▸ REQUIRED WORK
Copy out, unchanged, every line from the start of the records to the line that contains "const fitY = [0.15, 1.52];", and stop there.
• • •
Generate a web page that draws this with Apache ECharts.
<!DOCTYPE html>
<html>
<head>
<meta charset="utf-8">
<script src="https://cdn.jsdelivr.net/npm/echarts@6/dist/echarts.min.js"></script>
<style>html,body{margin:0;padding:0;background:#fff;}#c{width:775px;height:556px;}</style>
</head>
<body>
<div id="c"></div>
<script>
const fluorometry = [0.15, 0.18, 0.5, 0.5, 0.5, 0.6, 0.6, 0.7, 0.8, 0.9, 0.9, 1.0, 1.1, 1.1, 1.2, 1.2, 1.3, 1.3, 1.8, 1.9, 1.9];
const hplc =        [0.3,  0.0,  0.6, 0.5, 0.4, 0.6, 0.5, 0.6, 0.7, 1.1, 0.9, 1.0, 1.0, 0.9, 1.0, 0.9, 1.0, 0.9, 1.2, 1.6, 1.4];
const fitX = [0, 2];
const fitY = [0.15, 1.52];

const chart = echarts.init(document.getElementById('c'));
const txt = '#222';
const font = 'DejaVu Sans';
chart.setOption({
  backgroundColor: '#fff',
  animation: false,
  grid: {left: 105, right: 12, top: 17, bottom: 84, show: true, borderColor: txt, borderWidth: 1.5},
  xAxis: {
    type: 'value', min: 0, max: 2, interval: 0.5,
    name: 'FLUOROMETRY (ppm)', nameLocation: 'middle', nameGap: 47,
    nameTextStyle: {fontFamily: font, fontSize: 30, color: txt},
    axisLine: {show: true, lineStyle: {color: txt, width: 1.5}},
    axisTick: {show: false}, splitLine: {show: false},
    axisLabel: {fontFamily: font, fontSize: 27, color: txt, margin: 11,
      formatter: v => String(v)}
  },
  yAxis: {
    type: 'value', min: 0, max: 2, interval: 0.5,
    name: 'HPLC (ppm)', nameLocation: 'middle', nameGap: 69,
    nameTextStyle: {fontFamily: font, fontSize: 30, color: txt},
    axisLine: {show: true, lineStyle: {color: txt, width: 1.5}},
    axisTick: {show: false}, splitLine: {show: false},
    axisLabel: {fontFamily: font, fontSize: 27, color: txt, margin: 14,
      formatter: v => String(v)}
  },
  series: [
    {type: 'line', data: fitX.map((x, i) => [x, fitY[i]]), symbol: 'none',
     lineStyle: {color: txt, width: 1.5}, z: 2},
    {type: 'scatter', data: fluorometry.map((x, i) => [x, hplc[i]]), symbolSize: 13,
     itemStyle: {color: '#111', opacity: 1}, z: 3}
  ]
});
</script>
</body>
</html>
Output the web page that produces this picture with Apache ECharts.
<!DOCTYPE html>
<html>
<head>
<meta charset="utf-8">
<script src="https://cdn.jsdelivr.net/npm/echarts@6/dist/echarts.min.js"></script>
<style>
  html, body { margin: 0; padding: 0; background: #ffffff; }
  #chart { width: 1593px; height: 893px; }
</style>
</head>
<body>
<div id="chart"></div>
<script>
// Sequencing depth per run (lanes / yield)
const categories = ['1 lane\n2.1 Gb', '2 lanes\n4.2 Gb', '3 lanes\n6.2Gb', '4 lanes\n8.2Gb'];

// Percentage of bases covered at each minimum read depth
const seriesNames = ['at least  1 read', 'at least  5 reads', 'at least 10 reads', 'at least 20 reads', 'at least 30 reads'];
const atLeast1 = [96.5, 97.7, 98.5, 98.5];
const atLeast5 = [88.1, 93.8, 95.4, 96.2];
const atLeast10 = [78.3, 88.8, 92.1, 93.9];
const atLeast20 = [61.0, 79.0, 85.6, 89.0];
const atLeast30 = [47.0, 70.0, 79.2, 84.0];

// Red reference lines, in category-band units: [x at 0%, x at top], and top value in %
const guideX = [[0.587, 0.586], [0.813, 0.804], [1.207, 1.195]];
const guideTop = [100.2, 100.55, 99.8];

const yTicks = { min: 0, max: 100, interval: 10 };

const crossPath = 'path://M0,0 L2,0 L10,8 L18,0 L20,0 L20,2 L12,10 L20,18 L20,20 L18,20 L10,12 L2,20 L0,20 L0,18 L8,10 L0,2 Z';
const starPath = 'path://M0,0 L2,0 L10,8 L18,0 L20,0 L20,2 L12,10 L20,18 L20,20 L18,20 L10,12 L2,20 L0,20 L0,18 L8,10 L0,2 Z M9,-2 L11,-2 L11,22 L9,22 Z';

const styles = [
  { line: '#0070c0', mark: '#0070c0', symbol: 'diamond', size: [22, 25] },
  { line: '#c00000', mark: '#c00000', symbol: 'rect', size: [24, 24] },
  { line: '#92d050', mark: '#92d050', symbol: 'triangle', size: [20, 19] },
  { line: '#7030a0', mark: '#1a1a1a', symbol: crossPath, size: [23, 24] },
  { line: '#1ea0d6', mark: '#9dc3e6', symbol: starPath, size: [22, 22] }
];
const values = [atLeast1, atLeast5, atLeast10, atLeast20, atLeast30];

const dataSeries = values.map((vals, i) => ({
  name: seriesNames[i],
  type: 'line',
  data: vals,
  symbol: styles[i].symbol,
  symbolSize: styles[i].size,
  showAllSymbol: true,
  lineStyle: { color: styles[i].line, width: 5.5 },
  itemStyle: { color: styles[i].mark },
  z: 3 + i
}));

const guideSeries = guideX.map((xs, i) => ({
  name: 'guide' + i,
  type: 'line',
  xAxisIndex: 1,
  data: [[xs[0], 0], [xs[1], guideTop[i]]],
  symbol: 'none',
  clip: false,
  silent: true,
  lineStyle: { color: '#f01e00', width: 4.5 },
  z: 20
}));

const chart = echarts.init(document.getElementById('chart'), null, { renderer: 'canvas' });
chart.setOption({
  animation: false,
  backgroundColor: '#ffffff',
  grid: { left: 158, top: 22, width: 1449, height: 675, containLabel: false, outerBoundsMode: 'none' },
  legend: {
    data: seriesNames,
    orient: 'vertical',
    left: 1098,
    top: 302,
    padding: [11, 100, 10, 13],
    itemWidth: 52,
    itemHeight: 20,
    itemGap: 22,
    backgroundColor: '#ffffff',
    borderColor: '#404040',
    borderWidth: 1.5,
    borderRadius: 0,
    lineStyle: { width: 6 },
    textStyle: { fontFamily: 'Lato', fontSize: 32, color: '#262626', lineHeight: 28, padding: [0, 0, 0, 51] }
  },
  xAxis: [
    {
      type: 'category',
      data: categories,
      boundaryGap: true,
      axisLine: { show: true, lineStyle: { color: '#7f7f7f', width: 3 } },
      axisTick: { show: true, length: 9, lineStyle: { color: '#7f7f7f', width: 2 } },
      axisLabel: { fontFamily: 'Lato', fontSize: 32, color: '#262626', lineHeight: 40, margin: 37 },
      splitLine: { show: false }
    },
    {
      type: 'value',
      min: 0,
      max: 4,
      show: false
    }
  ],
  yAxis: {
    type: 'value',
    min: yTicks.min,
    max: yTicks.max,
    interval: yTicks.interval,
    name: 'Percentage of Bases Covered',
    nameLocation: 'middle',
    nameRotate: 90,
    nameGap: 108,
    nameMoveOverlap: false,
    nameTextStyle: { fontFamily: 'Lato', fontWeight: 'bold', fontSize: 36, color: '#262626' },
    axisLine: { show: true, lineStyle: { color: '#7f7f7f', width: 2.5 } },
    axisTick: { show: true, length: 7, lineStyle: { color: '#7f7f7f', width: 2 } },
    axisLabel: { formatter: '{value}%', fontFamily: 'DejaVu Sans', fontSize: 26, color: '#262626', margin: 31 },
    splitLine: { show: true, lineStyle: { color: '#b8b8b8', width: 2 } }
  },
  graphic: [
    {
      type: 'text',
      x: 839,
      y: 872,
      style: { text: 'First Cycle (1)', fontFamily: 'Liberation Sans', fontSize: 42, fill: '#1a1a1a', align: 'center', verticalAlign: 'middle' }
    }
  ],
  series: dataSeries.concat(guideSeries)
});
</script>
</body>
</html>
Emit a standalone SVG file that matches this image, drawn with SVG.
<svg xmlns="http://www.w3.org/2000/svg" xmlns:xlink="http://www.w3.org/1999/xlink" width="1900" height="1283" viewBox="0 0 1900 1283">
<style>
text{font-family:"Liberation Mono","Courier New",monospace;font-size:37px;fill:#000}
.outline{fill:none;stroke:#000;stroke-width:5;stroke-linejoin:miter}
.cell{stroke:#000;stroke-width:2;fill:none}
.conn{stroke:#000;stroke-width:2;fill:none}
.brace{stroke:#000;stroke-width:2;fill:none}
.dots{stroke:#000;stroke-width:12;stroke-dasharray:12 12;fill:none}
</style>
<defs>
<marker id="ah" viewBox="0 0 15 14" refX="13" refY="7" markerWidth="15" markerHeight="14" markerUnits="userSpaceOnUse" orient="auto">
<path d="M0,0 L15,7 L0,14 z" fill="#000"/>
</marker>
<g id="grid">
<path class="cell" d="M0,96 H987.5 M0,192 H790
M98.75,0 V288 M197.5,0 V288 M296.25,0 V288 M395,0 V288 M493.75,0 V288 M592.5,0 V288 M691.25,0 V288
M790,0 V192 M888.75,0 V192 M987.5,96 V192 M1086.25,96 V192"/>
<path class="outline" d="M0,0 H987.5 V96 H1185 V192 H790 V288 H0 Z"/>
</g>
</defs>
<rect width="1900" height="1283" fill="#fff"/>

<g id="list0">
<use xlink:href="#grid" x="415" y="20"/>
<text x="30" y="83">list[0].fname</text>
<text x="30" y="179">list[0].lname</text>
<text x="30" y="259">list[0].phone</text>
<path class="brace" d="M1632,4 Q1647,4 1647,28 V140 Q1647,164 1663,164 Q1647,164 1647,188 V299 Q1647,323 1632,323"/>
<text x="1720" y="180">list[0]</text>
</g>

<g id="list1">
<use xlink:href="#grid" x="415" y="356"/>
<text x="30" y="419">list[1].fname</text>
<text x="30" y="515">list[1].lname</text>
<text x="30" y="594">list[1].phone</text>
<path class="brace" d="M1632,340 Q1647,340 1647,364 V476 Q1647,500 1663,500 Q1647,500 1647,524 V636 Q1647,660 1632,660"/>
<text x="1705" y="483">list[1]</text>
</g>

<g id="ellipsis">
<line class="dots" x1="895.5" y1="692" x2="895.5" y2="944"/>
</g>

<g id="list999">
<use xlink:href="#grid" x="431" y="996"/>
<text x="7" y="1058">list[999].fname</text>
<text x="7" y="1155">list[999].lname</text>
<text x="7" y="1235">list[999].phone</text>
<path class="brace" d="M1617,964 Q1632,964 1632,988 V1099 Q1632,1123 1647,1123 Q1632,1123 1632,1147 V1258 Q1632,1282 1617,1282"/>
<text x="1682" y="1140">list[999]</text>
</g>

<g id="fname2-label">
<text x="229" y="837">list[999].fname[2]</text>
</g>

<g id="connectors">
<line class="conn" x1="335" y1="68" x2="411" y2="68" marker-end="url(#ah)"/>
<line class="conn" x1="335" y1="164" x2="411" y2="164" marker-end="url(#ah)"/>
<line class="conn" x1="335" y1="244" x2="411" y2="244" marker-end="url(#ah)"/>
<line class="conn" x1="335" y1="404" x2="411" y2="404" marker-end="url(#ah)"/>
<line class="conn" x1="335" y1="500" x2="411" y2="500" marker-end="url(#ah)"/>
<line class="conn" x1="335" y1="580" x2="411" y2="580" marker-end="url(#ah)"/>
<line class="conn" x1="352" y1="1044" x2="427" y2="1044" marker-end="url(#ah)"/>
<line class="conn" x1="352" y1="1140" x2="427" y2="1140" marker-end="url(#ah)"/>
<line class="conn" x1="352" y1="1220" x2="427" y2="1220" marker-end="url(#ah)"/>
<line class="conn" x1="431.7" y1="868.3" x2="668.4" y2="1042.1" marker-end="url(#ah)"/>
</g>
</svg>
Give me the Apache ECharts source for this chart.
• • •
▸ THE REPLY
Generate a web page that draws this with Apache ECharts.
<!DOCTYPE html>
<html>
<head>
<meta charset="utf-8">
<script src="https://cdn.jsdelivr.net/npm/echarts@6/dist/echarts.min.js"></script>
<style>html,body{margin:0;padding:0;background:#fff;}#c{width:775px;height:556px;}</style>
</head>
<body>
<div id="c"></div>
<script>
const fluorometry = [0.15, 0.18, 0.5, 0.5, 0.5, 0.6, 0.6, 0.7, 0.8, 0.9, 0.9, 1.0, 1.1, 1.1, 1.2, 1.2, 1.3, 1.3, 1.8, 1.9, 1.9];
const hplc =        [0.3,  0.0,  0.6, 0.5, 0.4, 0.6, 0.5, 0.6, 0.7, 1.1, 0.9, 1.0, 1.0, 0.9, 1.0, 0.9, 1.0, 0.9, 1.2, 1.6, 1.4];
const fitX = [0, 2];
const fitY = [0.15, 1.52];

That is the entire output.